The effect of near-fault directivity on building seismic collapse risk

Forward directivity can cause large amplitude velocity pulses in ground motion time histories that can be particularly damaging for buildings and may increase seismic collapse risk. Past research has shown that these pulse-like ground motions can induce large strength and deformation demands on structures. This study seeks to quantify the effects of forward rupture directivity through dynamic analysis of complex, building simulation models that are capable of capturing the key aspects of strength and stiffness degradation associated with structural collapse.;A representative set of reinforced concrete frame building models that are designed based on both past and present building code provisions are subjected to a database of 91 near-fault ground motions with varying pulse periods. The collapse capacity of these building models is predicted using incremental dynamic analysis methods, which consists of scaling earthquake records to increasing levels of intensity until global dynamic instability occurs.

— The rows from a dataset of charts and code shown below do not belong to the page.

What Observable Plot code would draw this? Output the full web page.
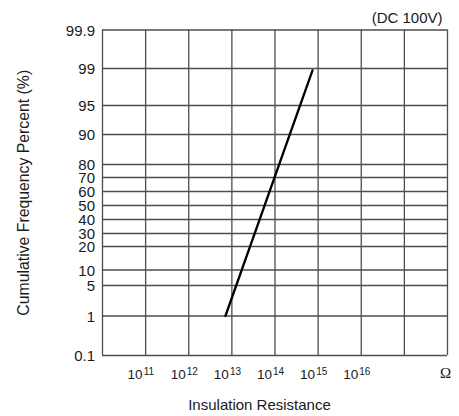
<!DOCTYPE html>
<html>
<head>
<meta charset="utf-8">
<script src="https://cdn.jsdelivr.net/npm/d3@7"></script>
<script src="https://cdn.jsdelivr.net/npm/@observablehq/plot@0.6"></script>
<style>
  html, body { margin: 0; padding: 0; background: #fff; }
  #chart svg { display: block; }
</style>
</head>
<body>
<div id="chart"></div>
<script>
// ---- data ----
const yTicks = [0.1, 1, 5, 10, 20, 30, 40, 50, 60, 70, 80, 90, 95, 99, 99.9];
const yTickLabels = ["0.1", "1", "5", "10", "20", "30", "40", "50", "60", "70", "80", "90", "95", "99", "99.9"];
const xGrid = [1e10, 1e11, 1e12, 1e13, 1e14, 1e15, 1e16, 1e17, 1e18];
const xTickValues = [1e11, 1e12, 1e13, 1e14, 1e15, 1e16];
const xTickExponents = ["11", "12", "13", "14", "15", "16"];
const resistance = [7.08e12, 7.41e14];
const percent = [1, 98.8];
const unitLabel = "Ω";
const unitAt = [1e18];
const conditionText = "(DC 100V)";
const xTitle = "Insulation Resistance";
const yTitle = "Cumulative Frequency Percent (%)";

const lineData = resistance.map((r, i) => ({r, p: percent[i]}));
const gridColor = "#4d4d4d";
const font = "'Liberation Sans', Arial, Helvetica, sans-serif";

const chart = Plot.plot({
  width: 459,
  height: 416,
  marginLeft: 102,
  marginRight: 12,
  marginTop: 29.5,
  marginBottom: 61,
  style: {fontFamily: font, background: "white", color: "#1a1a1a"},
  x: {type: "log", domain: [1e10, 1e18], axis: null},
  y: {
    type: "linear",
    domain: yTicks,
    range: [355, 315.5, 285, 269.5, 246, 233, 219, 205, 191, 177, 164, 134, 105, 68, 29.5],
    axis: null
  },
  marks: [
    Plot.ruleX(xGrid, {x: d => d, y1: 0.1, y2: 99.9, stroke: gridColor, strokeWidth: 1.3}),
    Plot.ruleY(yTicks, {y: d => d, x1: 1e10, x2: 1e18, stroke: gridColor, strokeWidth: 1.3}),
    Plot.line(lineData, {x: "r", y: "p", stroke: "black", strokeWidth: 2.3}),
    // y tick labels
    Plot.text(yTicks, {y: d => d, text: (d, i) => yTickLabels[i], frameAnchor: "left", textAnchor: "end", lineAnchor: "middle", dx: -7.5, dy: 1, fontSize: 15, fill: "#1a1a1a"}),
    // x tick labels: base and exponent
    Plot.text(xTickValues, {x: d => d, text: () => "10", frameAnchor: "bottom", textAnchor: "end", lineAnchor: "middle", dx: -3, dy: 19.5, fontSize: 13.5, fill: "#1a1a1a"}),
    Plot.text(xTickValues, {x: d => d, text: (d, i) => xTickExponents[i], frameAnchor: "bottom", textAnchor: "start", lineAnchor: "middle", dx: -2, dy: 16, fontSize: 10, fill: "#1a1a1a"}),
    // unit
    Plot.text(unitAt, {x: d => d, text: () => unitLabel, frameAnchor: "bottom", textAnchor: "middle", lineAnchor: "middle", dx: -2, dy: 18, fontSize: 15, fontFamily: "'Liberation Serif', 'DejaVu Serif', serif", fill: "#1a1a1a"}),
    // titles
    Plot.text([xTitle], {frameAnchor: "bottom", text: d => d, textAnchor: "middle", lineAnchor: "middle", dx: -15.5, dy: 50, fontSize: 15, fill: "#1a1a1a"}),
    Plot.text([yTitle], {frameAnchor: "left", text: d => d, rotate: -90, textAnchor: "middle", lineAnchor: "middle", dx: -79, fontSize: 15.8, fill: "#1a1a1a"}),
    Plot.text([conditionText], {frameAnchor: "top-right", text: d => d, textAnchor: "end", lineAnchor: "middle", dx: -5, dy: -12, fontSize: 15, fill: "#1a1a1a"})
  ]
});
document.getElementById("chart").appendChild(chart);
</script>
</body>
</html>
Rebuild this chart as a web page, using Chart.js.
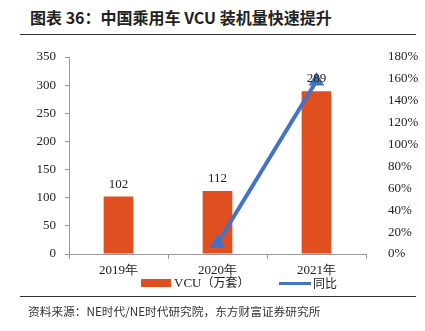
<!DOCTYPE html>
<html lang="zh">
<head>
  <meta charset="UTF-8">
  <title>中国乘用车 VCU 装机量快速提升</title>
  <script src="https://cdn.jsdelivr.net/npm/chart.js@4.4.0/dist/chart.umd.min.js"></script>
  <style>
    body { margin: 0; background: #fff; }
    .wrap { position: relative; width: 425px; height: 331px; overflow: hidden; }
    .title {
      position: absolute; left: 30px; top: 5px;
      font-family: 'Noto Sans CJK SC', sans-serif; font-weight: bold;
      font-size: 16px; color: #222;
    }
    .rule { position: absolute; left: 20px; width: 396px; height: 1px; background: #333; }
    .source {
      position: absolute; left: 28px; top: 302px;
      font-family: 'Noto Sans CJK SC', sans-serif; font-size: 11.7px; color: #333;
    }
    .legend {
      position: absolute; top: 275px; left: 141px;
      font-family: 'Liberation Serif', 'Noto Sans CJK SC', serif; font-size: 13px; color: #222;
    }
    .legend span { position: absolute; white-space: nowrap; }
    .legend .cjk { font-family: 'Noto Sans CJK SC', sans-serif; font-size: 12px; }
    canvas { position: absolute; left: 0; top: 0; }
  </style>
</head>
<body>
<div class="wrap">
  <div class="title">图表 36：中国乘用车 VCU 装机量快速提升</div>
  <div class="rule" style="top:34px"></div>
  <canvas id="chart" width="425" height="331"></canvas>
  <div class="legend">
    <span style="left:0;top:4px;width:30px;height:8px;background:#E04F1F"></span>
    <span style="left:33px;top:-2px">VCU<span class="cjk" style="position:static">（万套）</span></span>
    <span style="left:138px;top:7px;width:32px;height:3px;background:#4472C4"></span>
    <span class="cjk" style="left:172px;top:-1px">同比</span>
  </div>
  <div class="rule" style="top:296px"></div>
  <div class="source">资料来源：NE时代/NE时代研究院，东方财富证券研究所</div>
</div>

<script>
  const years = ['2019年', '2020年', '2021年'];
  const vcuVolume = [102, 112, 289];
  const yoyGrowth = [null, 9.8, 158];
  const leftTicks = [0, 50, 100, 150, 200, 250, 300, 350];
  const rightTicks = [0, 20, 40, 60, 80, 100, 120, 140, 160, 180];

  const tickFont = { family: "'Liberation Serif', 'Times New Roman', serif", size: 13 };

  // value labels above the bars (bar dataset is index 1)
  const barLabels = {
    id: 'barLabels',
    afterDatasetsDraw(chart) {
      const ctx = chart.ctx;
      const meta = chart.getDatasetMeta(1);
      ctx.save();
      ctx.font = "13px 'Liberation Serif', serif";
      ctx.fillStyle = '#222';
      ctx.textAlign = 'center';
      ctx.textBaseline = 'bottom';
      meta.data.forEach((bar, i) => {
        ctx.fillText(vcuVolume[i], bar.x, bar.y - 6);
      });
      ctx.restore();
    }
  };

  new Chart(document.getElementById('chart'), {
    data: {
      labels: years,
      datasets: [
        {
          type: 'line',
          label: '同比',
          data: yoyGrowth,
          yAxisID: 'y1',
          borderColor: '#4472C4',
          backgroundColor: '#4472C4',
          borderWidth: 4,
          pointStyle: 'triangle',
          pointRadius: 5,
          order: 0
        },
        {
          type: 'bar',
          label: 'VCU（万套）',
          data: vcuVolume,
          yAxisID: 'y',
          backgroundColor: '#E04F1F',
          categoryPercentage: 1,
          barPercentage: 0.3,
          order: 1
        }
      ]
    },
    options: {
      responsive: false,
      animation: false,
      layout: { padding: { top: 57, left: 0, right: 0, bottom: 0 } },
      plugins: { legend: { display: false }, tooltip: { enabled: false } },
      scales: {
        x: {
          offset: true,
          grid: { offset: true, drawOnChartArea: false, tickLength: 5, color: '#999' },
          border: { color: '#999' },
          ticks: { font: tickFont, color: '#222', padding: 4 },
          afterFit(s) { s.height = 77; }
        },
        y: {
          min: 0, max: 350,
          afterBuildTicks(s) { s.ticks = leftTicks.map(v => ({ value: v })); },
          grid: { drawOnChartArea: false, tickLength: 4, color: '#999' },
          border: { color: '#999' },
          ticks: { font: tickFont, color: '#222', padding: 9 },
          afterFit(s) { s.width = 69; }
        },
        y1: {
          position: 'right',
          min: 0, max: 180,
          afterBuildTicks(s) { s.ticks = rightTicks.map(v => ({ value: v })); },
          grid: { display: false },
          border: { display: false },
          ticks: { font: tickFont, color: '#222', padding: 14, callback: v => v + '%' },
          afterFit(s) { s.width = 59; }
        }
      }
    },
    plugins: [barLabels]
  });
</script>
</body>
</html>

Such predictions allow for the development of collapse fragility functions that can be used to predict the probability of collapse as a function of ground motion intensity and, in this study, ground motion pulse periods.;Results from nonlinear dynamic analysis show that the predicted collapse capacity is largely influenced by variations in pulse period and building ductility. In addition, a comparison of results for near-fault and far-field earthquake records demonstrates a significant difference in calculated collapse metrics for the two types of ground motions. Probabilistic seismic hazard analysis for a representative nearfault site also illustrates the potential increase in seismic collapse risk when the effects of forward directivity are included.;Assessment of building collapse risk in the near-fault region is essential for the continued improvement of seismic hazard maps and building code provisions. A key advantage of this study is the assessment of building simulation models that were developed to represent real designs and details. This allows for a direct examination of the performance of code-compliant buildings when subjected to pulse-like ground motions. Furthermore, this study provides valuable data for the recently adopted, risk-targeted seismic design maps that are to be included in the 2012 International Building Code (IBC).